Accumulated charge in a grounded conductor 
My textbook states:

A charge $+Q$ placed near a grounded conducting sphere will cause negative charge to accumulate on the side closer to $+Q$.

However, it also states that the potential ($\varphi$) on and in a grounded conductor is zero. 
I don't understand how these statements can both be true at the same time. An accumulation of charge will create a potential. The non uniform charge distribution means the potential will be different at different points on the sphere.
 A: Before earthing
See, here the external field due to that positive point charge is non-uniform and non-zero at the surface of the sphere. So there is bound to be some non-zero (in this case, positive) potential on the surface of the sphere. And since the sphere is a conductor, it needs to have a constant potential at every point on its surface. However the field of the point charge is non-uniform and so is the potential generated due to this field. Thus to make the potential everywhere exactly equal, there is a non uniform induced charge distribution on the surface of the sphere.
After grounding
After grounding, we have allowed a pathway to charge the sphere. As soon as the sphere is earthed, electrons flow from the earth to the sphere's surface. Why? Because when you want a zero potential at the surface of the sphere, however the point charge's field creates a positive potential there. Thus to exactly cancel this positive potential, a negative charge is induced on the sphere's surface which would then create a negative potential at the surface, and so the net potential will cancel amd become zero, as expected.

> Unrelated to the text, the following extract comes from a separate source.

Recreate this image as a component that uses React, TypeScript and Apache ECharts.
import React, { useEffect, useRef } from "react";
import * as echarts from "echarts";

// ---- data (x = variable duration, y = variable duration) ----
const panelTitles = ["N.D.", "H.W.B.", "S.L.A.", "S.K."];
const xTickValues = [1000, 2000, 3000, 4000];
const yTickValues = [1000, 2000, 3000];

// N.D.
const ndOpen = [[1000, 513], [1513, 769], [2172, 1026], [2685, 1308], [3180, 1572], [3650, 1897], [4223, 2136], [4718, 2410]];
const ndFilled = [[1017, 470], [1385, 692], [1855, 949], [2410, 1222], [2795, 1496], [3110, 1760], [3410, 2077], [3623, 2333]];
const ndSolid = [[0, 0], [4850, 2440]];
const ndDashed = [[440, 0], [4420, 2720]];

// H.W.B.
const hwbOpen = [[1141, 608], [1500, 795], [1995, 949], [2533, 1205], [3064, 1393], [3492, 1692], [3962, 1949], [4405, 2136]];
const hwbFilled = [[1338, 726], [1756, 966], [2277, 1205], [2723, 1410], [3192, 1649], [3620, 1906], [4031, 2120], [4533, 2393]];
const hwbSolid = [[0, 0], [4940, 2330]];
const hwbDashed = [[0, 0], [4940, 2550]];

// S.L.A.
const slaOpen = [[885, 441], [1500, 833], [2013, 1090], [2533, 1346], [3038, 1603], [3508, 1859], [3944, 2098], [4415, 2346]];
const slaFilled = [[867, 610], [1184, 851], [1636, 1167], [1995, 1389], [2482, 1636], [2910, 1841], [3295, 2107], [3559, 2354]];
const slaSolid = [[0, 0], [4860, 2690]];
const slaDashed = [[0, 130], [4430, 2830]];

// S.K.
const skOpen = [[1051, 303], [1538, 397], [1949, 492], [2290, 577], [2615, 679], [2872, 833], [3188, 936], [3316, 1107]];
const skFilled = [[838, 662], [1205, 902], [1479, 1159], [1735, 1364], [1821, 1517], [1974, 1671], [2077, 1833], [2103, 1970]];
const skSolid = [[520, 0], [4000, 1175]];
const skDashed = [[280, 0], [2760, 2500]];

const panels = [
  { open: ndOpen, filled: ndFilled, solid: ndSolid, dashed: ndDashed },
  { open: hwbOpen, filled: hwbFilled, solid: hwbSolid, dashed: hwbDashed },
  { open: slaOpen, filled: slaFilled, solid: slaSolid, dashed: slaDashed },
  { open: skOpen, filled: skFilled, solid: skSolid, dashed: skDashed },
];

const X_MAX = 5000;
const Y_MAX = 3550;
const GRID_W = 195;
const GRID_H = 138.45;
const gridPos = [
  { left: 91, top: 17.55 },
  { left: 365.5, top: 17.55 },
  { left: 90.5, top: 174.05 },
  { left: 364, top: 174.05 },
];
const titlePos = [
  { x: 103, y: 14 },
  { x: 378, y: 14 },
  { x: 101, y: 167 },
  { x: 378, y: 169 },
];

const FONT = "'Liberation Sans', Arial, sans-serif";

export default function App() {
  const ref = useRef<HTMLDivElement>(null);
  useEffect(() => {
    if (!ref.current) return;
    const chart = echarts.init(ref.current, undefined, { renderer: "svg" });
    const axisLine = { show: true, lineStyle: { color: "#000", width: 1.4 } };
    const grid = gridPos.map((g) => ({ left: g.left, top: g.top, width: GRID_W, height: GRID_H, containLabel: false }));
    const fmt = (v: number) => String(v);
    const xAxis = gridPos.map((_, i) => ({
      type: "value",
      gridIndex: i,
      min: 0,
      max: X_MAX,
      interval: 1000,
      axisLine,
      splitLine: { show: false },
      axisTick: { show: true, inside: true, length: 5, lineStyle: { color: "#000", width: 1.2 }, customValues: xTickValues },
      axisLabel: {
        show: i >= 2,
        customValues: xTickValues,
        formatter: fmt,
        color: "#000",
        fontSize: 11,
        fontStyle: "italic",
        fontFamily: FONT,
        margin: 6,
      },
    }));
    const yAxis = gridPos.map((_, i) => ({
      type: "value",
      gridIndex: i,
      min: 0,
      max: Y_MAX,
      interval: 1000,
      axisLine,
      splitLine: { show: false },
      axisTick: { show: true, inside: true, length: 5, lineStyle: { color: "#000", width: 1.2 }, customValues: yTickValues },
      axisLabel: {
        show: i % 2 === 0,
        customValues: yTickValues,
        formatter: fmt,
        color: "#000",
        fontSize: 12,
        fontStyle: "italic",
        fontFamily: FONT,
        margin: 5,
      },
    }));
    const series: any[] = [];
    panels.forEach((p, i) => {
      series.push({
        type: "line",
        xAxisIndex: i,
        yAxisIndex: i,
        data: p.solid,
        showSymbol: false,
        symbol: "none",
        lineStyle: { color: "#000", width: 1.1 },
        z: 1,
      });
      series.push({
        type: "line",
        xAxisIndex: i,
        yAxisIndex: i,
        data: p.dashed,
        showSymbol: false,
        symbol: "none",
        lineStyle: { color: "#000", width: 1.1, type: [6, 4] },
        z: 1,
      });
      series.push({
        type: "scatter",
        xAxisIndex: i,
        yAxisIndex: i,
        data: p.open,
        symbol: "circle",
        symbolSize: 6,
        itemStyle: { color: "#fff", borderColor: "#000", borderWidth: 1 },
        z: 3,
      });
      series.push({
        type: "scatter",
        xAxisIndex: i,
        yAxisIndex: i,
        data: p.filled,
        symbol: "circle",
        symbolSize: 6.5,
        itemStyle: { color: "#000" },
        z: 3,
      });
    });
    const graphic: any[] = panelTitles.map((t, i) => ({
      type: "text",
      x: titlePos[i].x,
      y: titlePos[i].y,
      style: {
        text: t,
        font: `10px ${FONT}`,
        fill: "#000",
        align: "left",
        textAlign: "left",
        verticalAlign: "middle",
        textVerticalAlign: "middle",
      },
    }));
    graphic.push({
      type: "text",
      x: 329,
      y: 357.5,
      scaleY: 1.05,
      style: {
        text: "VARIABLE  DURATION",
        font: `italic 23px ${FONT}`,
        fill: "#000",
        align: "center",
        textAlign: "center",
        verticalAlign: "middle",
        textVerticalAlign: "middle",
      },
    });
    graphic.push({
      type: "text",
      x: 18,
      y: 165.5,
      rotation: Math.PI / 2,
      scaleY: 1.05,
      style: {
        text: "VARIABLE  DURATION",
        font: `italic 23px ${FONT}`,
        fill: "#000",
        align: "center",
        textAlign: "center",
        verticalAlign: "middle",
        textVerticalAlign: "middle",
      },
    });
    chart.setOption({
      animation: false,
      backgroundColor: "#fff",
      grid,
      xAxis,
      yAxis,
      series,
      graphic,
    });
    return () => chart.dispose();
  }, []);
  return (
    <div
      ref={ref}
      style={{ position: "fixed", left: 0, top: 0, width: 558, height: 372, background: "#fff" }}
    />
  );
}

The reason behind the non-uniform charge distribution is the same as before. Because of the non-uniform external field of the point charge, the sphere also needs to be non-uniformly charged such that the net potential at every point on the surface of the sphere is zero.
But what about the inside?
When the sphere acquires the above mentioned charge distribution, coincidentally the field inside the sphere as well cancels out (rigorous treatment requires an even larger answer and, of course, familiarity with the math used). Thus when you go from the surface to any point inside the sphere, you face no electric field and thus you have to do no work to move your test charge and thus the potential everywhere on and inside yhe sphere is constant.